As the UK’s retail sector continues to suffer, shopping centre owners Hammerson and intu top a list of the most shorted real estate stocks in London, suggesting some institutional investors see more pain ahead for the companies.
Short-selling is a strategy in which investors make a bet on the value of a company’s shares falling. They borrow shares and sell them, anticipating that their value will fall and that they can then buy them back and make a profit before they are due to be returned.
About 6.8% of Hammerson’s issued share capital, or £118m, was being shorted as of 18 February, according to analysis carried out for EG by research firm Edison Group.
That makes the FTSE 250 company the most shorted real estate stock analysed by Edison. In second place, intu has 5.6% of its issued share capital shorted, equal to £9m.
Both companies have seen sharp share price falls as problems for the UK retail sector have mounted. Hammerson’s share price has fallen by about 40% over the past year. At intu, the drop has been more than 80% over the same period.

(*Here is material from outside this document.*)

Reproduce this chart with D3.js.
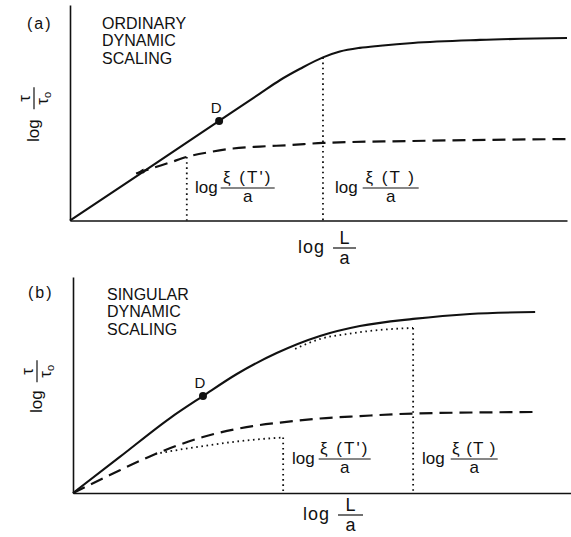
<!DOCTYPE html>
<html><head><meta charset="utf-8">
<script src="https://cdn.jsdelivr.net/npm/d3@7"></script>
<style>
body{margin:0;background:#fff}
svg{display:block}
text{font-family:"Liberation Sans",Arial,sans-serif;fill:#111}
</style>
</head><body>
<svg id="c" width="571" height="537"></svg>
<script>
// ---------- data (schematic units 0..100 on each axis) ----------
const solidA  = [[0,0],[14.1,21.6],[30.0,46.2],[38.2,58.9],[42.3,65.2],[46.3,70.4],[50.9,75.7],[54.3,78.4],[58.3,80.1],[62.4,81.1],[69.0,82.4],[82.5,83.8],[100,84.7]];
const dashedA = [[13.3,21.8],[16.7,24.4],[20.1,26.9],[23.5,29.5],[28.2,31.8],[32.8,33.4],[38.2,34.3],[44.3,35.0],[50.9,36.0],[69.0,36.9],[100,37.8]];
const dropsA  = [[23.5,29.5],[50.9,75.7]];
const pointDA = [30.0,46.2];

const solidB      = [[0,0],[9.4,16.7],[19.5,34.7],[26.1,44.9],[32.9,55.1],[40.9,64.8],[49.6,72.7],[57.6,77.3],[68.3,80.6],[79.7,82.9],[92.8,83.8]];
const dashedB     = [[0,0],[7.4,8.3],[16.1,17.6],[26.1,25.9],[36.1,31.0],[41.6,32.6],[49.6,34.5],[57.6,35.6],[68.3,36.8],[92.4,37.5]];
const dottedLowB  = [[16.5,18.1],[21.5,20.1],[27.5,22.2],[35.5,24.5],[42.2,25.7]];
const dottedHighB = [[44.6,66.7],[49.6,71.3],[55.6,73.8],[61.6,75.5],[68.3,76.4]];
const dropsB      = [[42.2,25.7],[68.3,76.4]];
const pointDB     = [26.1,44.9];

const panelTags = ["(a)","(b)"];
const titleA = ["ORDINARY","DYNAMIC","SCALING"];
const titleB = ["SINGULAR","DYNAMIC","SCALING"];
const pointLabel = "D";
const xiPrimeNum = "ξ (T')";
const xiNum = "ξ (T )";

// ---------- drawing ----------
const svg = d3.select("#c");
const ink = "#111";

svg.append("defs").append("marker")
  .attr("id","wedge").attr("viewBox","0 0 10 6")
  .attr("refX",10).attr("refY",3)
  .attr("markerUnits","userSpaceOnUse")
  .attr("markerWidth",9).attr("markerHeight",5)
  .attr("orient","auto-start-reverse")
  .append("path").attr("d","M0,0L10,3L0,6Z").attr("fill",ink);

function fracLabel(parent, x, y, num, den, o={}) {
  const size = o.size || 17, gap = o.gap || 4;
  const g = parent.append("g")
    .attr("transform", `translate(${x},${y})` + (o.rot ? " rotate(-90)" : ""))
    .style("font-size", size + "px");
  const lg = g.append("text").attr("x",0).attr("y",5).attr("letter-spacing", o.ls || 0).text("log");
  const lw = lg.node().getComputedTextLength() + (o.ls || 0) * 3;
  const bx = lw + gap, bw = o.bar;
  g.append("line").attr("x1",bx).attr("x2",bx+bw).attr("y1",0).attr("y2",0)
    .attr("stroke",ink).attr("stroke-width",1.2);
  const cx = bx + bw/2;
  g.append("text").attr("x",cx).attr("y",o.numY || -5).attr("text-anchor","middle")
    .attr("letter-spacing", o.numLs || 0).text(num);
  const dt = g.append("text").attr("x",cx).attr("y",o.denY || 14).attr("text-anchor","middle");
  if (Array.isArray(den)) {
    dt.append("tspan").text(den[0]);
    dt.append("tspan").attr("dy",3).style("font-size",(size*0.65)+"px").text(den[1]);
  } else dt.text(den);
}

function panel(cfg) {
  const {x, y, solid, dashed, dotted, drops, pd} = cfg;
  const g = svg.append("g");
  g.append("g").attr("transform",`translate(0,${y(0)})`)
    .call(d3.axisBottom(x).tickValues([]).tickSizeOuter(0))
    .call(s => s.select(".domain").attr("stroke",ink).attr("stroke-width",1.6));
  g.append("g").attr("transform",`translate(${x(0)},0)`)
    .call(d3.axisLeft(y).tickValues([]).tickSizeOuter(0))
    .call(s => s.select(".domain").attr("stroke",ink).attr("stroke-width",1.6));

  const line = d3.line().x(d => x(d[0])).y(d => y(d[1])).curve(d3.curveMonotoneX);

  dotted.forEach(dd => g.append("path").attr("d", line(dd)).attr("fill","none")
    .attr("stroke",ink).attr("stroke-width",1.8).attr("stroke-dasharray","1.6,3.6"));
  g.selectAll(null).data(drops).join("line")
    .attr("x1",d=>x(d[0])).attr("x2",d=>x(d[0]))
    .attr("y1",d=>y(d[1])).attr("y2",y(0))
    .attr("stroke",ink).attr("stroke-width",1.8).attr("stroke-dasharray","1.6,3.6");
  const dp = g.append("path").attr("d", line(dashed)).attr("fill","none")
    .attr("stroke",ink).attr("stroke-width",2.2).attr("stroke-dasharray","13,7");
  if (cfg.wedge) dp.attr("marker-start","url(#wedge)");
  g.append("path").attr("d", line(solid)).attr("fill","none")
    .attr("stroke",ink).attr("stroke-width",2.1);
  g.append("circle").attr("cx",x(pd[0])).attr("cy",y(pd[1])).attr("r",4).attr("fill",ink);
  g.append("text").attr("x",x(pd[0])-3).attr("y",y(pd[1])-8).attr("text-anchor","middle")
    .style("font-size","15px").text(pointLabel);
  g.append("text").attr("x",cfg.tag[0]).attr("y",cfg.tag[1]).style("font-size","16px")
    .attr("letter-spacing",2).text(cfg.tagText);
  g.append("g").selectAll("text").data(cfg.title).join("text")
    .attr("x",cfg.titlePos[0]).attr("y",(d,i)=>cfg.titlePos[1]+i*17.3)
    .style("font-size","16px").text(d=>d);
  return g;
}

// panel (a)
const xA = d3.scaleLinear([0,100],[70,567]);
const yA = d3.scaleLinear([0,100],[220.5,5]);
const gA = panel({x:xA, y:yA, solid:solidA, dashed:dashedA, dotted:[], drops:dropsA, pd:pointDA,
  wedge:true, tag:[27,29], tagText:panelTags[0], title:titleA, titlePos:[102,29]});
fracLabel(gA, 195, 188, xiPrimeNum, "a", {bar:54, gap:3, numLs:2});
fracLabel(gA, 335, 188, xiNum, "a", {bar:56, gap:5, numLs:2});
fracLabel(gA, 298, 248, "L", "a", {bar:23, gap:5, size:18, numY:-4, denY:16, ls:1});
fracLabel(gA, 34, 142, "τ", ["τ","o"], {bar:22, gap:10, rot:true, size:17, numY:-4});

// panel (b)
const xB = d3.scaleLinear([0,100],[73,571]);
const yB = d3.scaleLinear([0,100],[493,277]);
const gB = panel({x:xB, y:yB, solid:solidB, dashed:dashedB, dotted:[dottedLowB, dottedHighB], drops:dropsB, pd:pointDB,
  wedge:false, tag:[28,298], tagText:panelTags[1], title:titleB, titlePos:[107,300]});
fracLabel(gB, 292, 459, xiPrimeNum, "a", {bar:52, gap:4, numLs:2});
fracLabel(gB, 422, 459, xiNum, "a", {bar:47, gap:6, numLs:1});
fracLabel(gB, 303, 515, "L", "a", {bar:25, gap:5, size:18, numY:-4, denY:16, ls:1});
fracLabel(gB, 37, 413, "τ", ["τ","o"], {bar:22, gap:8, rot:true, size:17, numY:-4});
</script>
</body></html>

According to Edison’s analysis, investors currently shorting Hammerson include Texan hedge fund Maverick Capital, which is shorting around £43m, and New York’s Bloom Tree Partners, with £23m. The UK’s Odey Asset Management is shorting £6m of intu stock, Edison’s analysts said.
No bargain
Hammerson made its first appearance in Edison’s monthly Short Monitor analysis in January, in seventh place on Edison’s top 20 ranking across all sectors. A spokesman for Hammerson did not comment on the short positions in the company, but said the percentage of stock shorted was lower than in other industries. The top stock in Edison’s January ranking was Cineworld, at which more than 10% of shares were shorted.
Peter Papadakos, head of European research at Green Street Advisors, a real estate research firm, said even Hammerson’s current share price “is no bargain”.
Papadakos added: “Negative investment sentiment is one thing, but a sustainable turnaround in Hammerson’s share price – which will drive the bears to exit their positions by covering their shorts – will only come about once underlying operating/tenant fundamentals bottom out – not there yet – combined with acknowledgment of further significant writedowns of UK retail REITs’ reported valuations.”
Intu, which declined to comment on the short positions, is expected to unveil a new funding initiative alongside its full-year results, due on 5 March. Papadakos said a “giant recap… seems the only forward”.
“The likelihood that intu initiates an equity recapitalisation is now a moot point,” he said. “The question – which we have no reasonable answer to – is whether it will be enough to draw a line under any financial distress concerns that prospective investors have.”